* EXERCISE DIRECTIONS
Copy each line of the entries beneath that contains the word "this".

* DATA
···

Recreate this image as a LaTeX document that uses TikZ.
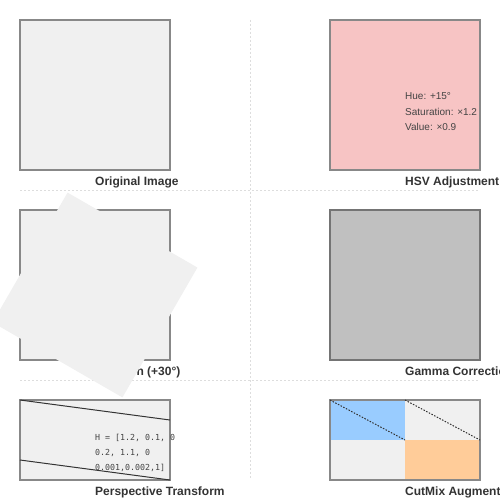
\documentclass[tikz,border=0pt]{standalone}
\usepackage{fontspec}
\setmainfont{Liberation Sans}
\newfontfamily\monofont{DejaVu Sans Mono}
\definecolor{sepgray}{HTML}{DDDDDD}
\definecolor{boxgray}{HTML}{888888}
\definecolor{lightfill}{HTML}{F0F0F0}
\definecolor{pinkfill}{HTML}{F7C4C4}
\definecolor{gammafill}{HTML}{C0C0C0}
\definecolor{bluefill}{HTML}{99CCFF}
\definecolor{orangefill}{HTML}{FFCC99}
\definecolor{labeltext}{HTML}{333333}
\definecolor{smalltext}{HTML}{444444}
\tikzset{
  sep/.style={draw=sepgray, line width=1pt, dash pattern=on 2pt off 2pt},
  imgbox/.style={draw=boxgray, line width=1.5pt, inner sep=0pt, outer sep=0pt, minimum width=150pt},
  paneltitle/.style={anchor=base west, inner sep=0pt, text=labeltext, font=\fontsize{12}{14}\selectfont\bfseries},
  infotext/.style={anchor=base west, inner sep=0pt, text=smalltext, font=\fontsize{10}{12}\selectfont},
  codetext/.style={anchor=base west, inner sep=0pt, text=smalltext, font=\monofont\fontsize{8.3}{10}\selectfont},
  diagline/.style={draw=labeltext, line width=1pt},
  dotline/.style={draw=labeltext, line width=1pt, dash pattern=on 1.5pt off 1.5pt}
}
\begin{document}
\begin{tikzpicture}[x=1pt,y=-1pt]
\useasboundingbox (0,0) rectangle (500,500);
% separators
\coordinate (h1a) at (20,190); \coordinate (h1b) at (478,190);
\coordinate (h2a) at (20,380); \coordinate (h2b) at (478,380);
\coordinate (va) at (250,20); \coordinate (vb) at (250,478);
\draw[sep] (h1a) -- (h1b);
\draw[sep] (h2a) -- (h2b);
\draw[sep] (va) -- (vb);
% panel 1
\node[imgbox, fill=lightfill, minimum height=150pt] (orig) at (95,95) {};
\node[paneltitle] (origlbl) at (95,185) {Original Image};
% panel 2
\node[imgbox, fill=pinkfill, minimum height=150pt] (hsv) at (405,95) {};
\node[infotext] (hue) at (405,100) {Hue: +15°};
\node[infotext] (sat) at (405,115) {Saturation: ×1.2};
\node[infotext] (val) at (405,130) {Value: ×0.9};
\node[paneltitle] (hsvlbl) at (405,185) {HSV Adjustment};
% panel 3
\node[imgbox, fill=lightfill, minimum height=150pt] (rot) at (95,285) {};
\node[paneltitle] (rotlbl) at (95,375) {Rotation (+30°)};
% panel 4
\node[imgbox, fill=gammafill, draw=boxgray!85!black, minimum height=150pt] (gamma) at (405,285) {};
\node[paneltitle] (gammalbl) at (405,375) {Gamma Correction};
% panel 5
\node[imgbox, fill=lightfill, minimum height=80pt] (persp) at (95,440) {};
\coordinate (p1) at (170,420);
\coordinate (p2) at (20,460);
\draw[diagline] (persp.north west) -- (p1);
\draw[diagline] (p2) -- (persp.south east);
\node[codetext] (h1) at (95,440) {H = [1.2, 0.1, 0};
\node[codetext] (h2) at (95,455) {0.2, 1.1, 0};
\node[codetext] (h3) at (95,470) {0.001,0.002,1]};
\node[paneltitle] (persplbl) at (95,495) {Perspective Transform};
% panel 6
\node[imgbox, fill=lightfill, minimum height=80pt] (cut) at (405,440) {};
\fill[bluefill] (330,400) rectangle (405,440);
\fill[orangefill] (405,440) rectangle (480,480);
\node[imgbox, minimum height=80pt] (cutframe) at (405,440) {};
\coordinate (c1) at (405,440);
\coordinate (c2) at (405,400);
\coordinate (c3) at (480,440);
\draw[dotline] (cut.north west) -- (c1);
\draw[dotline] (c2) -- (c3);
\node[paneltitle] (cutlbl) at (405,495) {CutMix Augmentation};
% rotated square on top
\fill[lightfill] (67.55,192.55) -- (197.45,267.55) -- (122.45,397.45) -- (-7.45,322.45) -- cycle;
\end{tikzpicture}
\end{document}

···

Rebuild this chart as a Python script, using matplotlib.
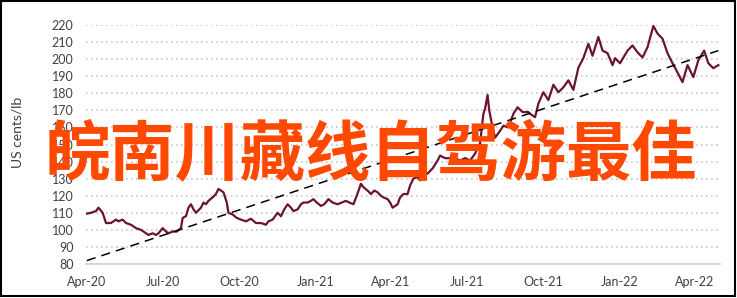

···

* EXPECTED ANSWER
Recreate this image as a LaTeX document that uses TikZ.
Rebuild this chart as a Python script, using matplotlib.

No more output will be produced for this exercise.